This is one of the very few advantages of not having a significant pension. But it requires a *lot* of saving (and not only in TIRAs and 401Ks but also taxable and/or Roths) and decent long-term investment returns to get there.
But once there, I'd have taxable IRA/401K withdrawals, and a tiny pension (about $8K a year at 65), which are all fully taxable.
Let's say I get that $8K in my old, frozen Megacorp pension at 65, and I withdraw another $20K from my TIRA/401K accounts. Now I'm up to $28,000 a year in taxable income plus maybe another $5,000 in gains on taxable accounts (interest, dividends, cap gains).
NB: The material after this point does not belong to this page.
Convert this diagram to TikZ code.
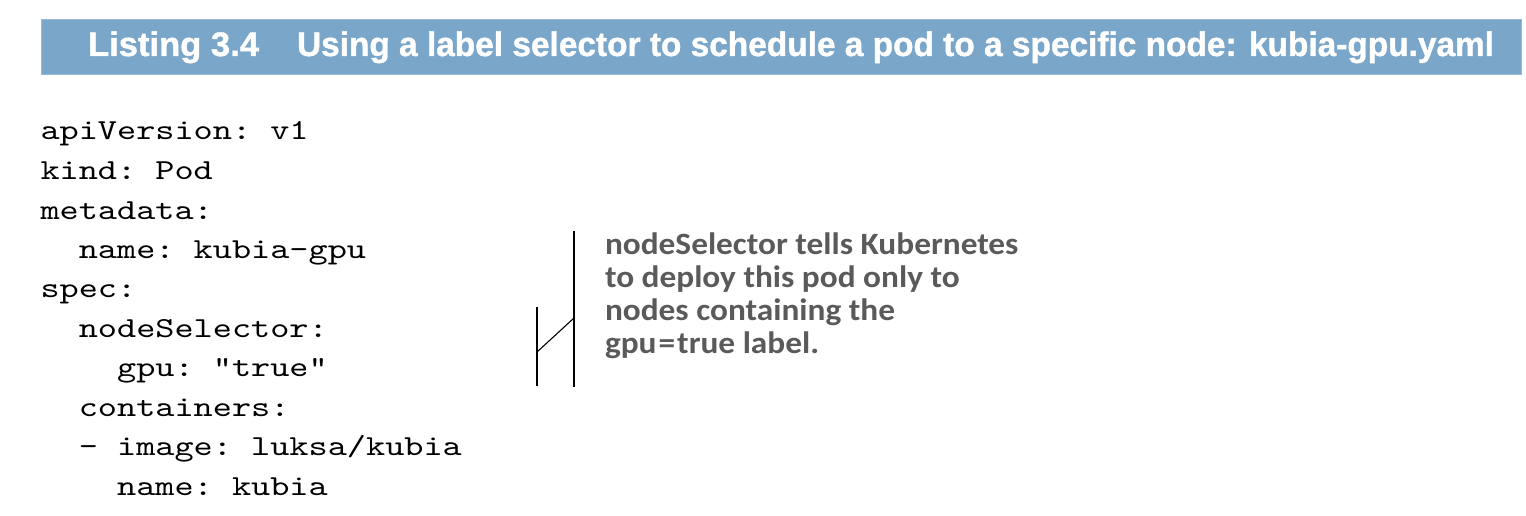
\documentclass[tikz,border=0pt]{standalone}
\usepackage{fontspec}
\usepackage{graphicx}
\newfontfamily\headfont{Liberation Sans}[BoldFeatures={FakeBold=1.2}]
\newfontfamily\notefont{Carlito}[BoldFeatures={FakeStretch=1.075}]
\newfontfamily\codefont{lmmono10-regular}[Extension=.otf,FakeStretch=1.258]
\definecolor{hdrblue}{RGB}{122,166,202}
\definecolor{hdredge}{RGB}{150,186,216}
\definecolor{notegray}{RGB}{90,90,90}
\tikzset{
  hdrbox/.style={fill=hdrblue,draw=hdredge,line width=1pt},
  hdrtext/.style={anchor=base west,inner sep=0pt,outer sep=0pt,text=white,
    font=\headfont\bfseries\fontsize{34}{40}\selectfont},
  codeline/.style={anchor=base west,inner sep=0pt,outer sep=0pt,text=black,
    font=\codefont\fontsize{29}{35}\selectfont\frenchspacing},
  noteline/.style={anchor=base west,inner sep=0pt,outer sep=0pt,text=notegray,
    font=\notefont\bfseries\fontsize{31}{33}\selectfont},
  bracketline/.style={draw=black,line width=1.1pt}
}
\begin{document}
\begin{tikzpicture}[x=1pt,y=-1pt]
\useasboundingbox (0,0) rectangle (1526,516);
% header bar
\node[hdrbox,minimum width=1480pt,minimum height=55pt,inner sep=0pt,anchor=north west] (bar) at (41,19) {};
\node[hdrtext] (hl) at (88,56) {\resizebox{171pt}{\height}{Listing 3.4}};
\node[hdrtext] (ht) at (297,56) {\resizebox{1197pt}{\height}{Using a label selector to schedule a pod to a specific node: kubia-gpu.yaml}};
% code
\node[codeline] (c0) at (40.5,140) {apiVersion: v1};
\node[codeline] (c1) at (40.5,179.5) {kind: Pod};
\node[codeline] (c2) at (40.5,219) {metadata:};
\node[codeline] (c3) at (78.8,258.4) {name: kubia-gpu};
\node[codeline] (c4) at (40.5,297.8) {spec:};
\node[codeline] (c5) at (78.8,337.3) {nodeSelector:};
\node[codeline] (c6) at (117.1,376.7) {gpu: "true"};
\node[codeline] (c7) at (78.8,416.2) {containers:};
\node[codeline] (c8) at (78.8,455.6) {- image: luksa/kubia};
\node[codeline] (c9) at (117.1,495) {name: kubia};
% annotation
\node[noteline] (n1) at (605,254.5) {nodeSelector tells Kubernetes};
\node[noteline] (n2) at (605,287.5) {to deploy this pod only to};
\node[noteline] (n3) at (605,320.5) {nodes containing the};
\node[noteline] (n4) at (605,353.5) {gpu\kern2pt=\kern2pt true label.};
% bracket
\coordinate (rt) at (574,231);
\coordinate (rb) at (574,387);
\coordinate (rm) at (574,318);
\coordinate (lt) at (537,307);
\coordinate (lb) at (537,386);
\coordinate (lm) at (537,352);
\draw[bracketline] (rt) -- (rb);
\draw[bracketline] (lt) -- (lb);
\draw[bracketline] (lm) -- (rm);
\end{tikzpicture}
\end{document}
That's $33K.
We would probably get about $20,000 a year (combined) in SS, so our "adjusted income" for the purposes of SS taxation would be $43,000 (the taxable $33,000 from pension, TIRA and 401K plus half of the $20K SS benefit) -- which keeps only 50% of our SS taxable (if that).
So that's $53,000 in income on a very small amount of taxes and an AGI probably low enough to pass most means tests. And it's even easier to do before the pension kicks in with the additional $8,000 of unavoidable taxable income.
At that point if it didn't screw up my means testing or jack up my taxes into a higher bracket, I'd probably withdraw more from my TIRA/401K as I could at the low rate. If I needed more money above and beyond that I could take more income from taxable and Roth investments.
Having said all that, I'd still rather have the big pension. It would just be *horrible* for these plans to be messed up if my wife got the ministry gig and became eligible for their pension plan.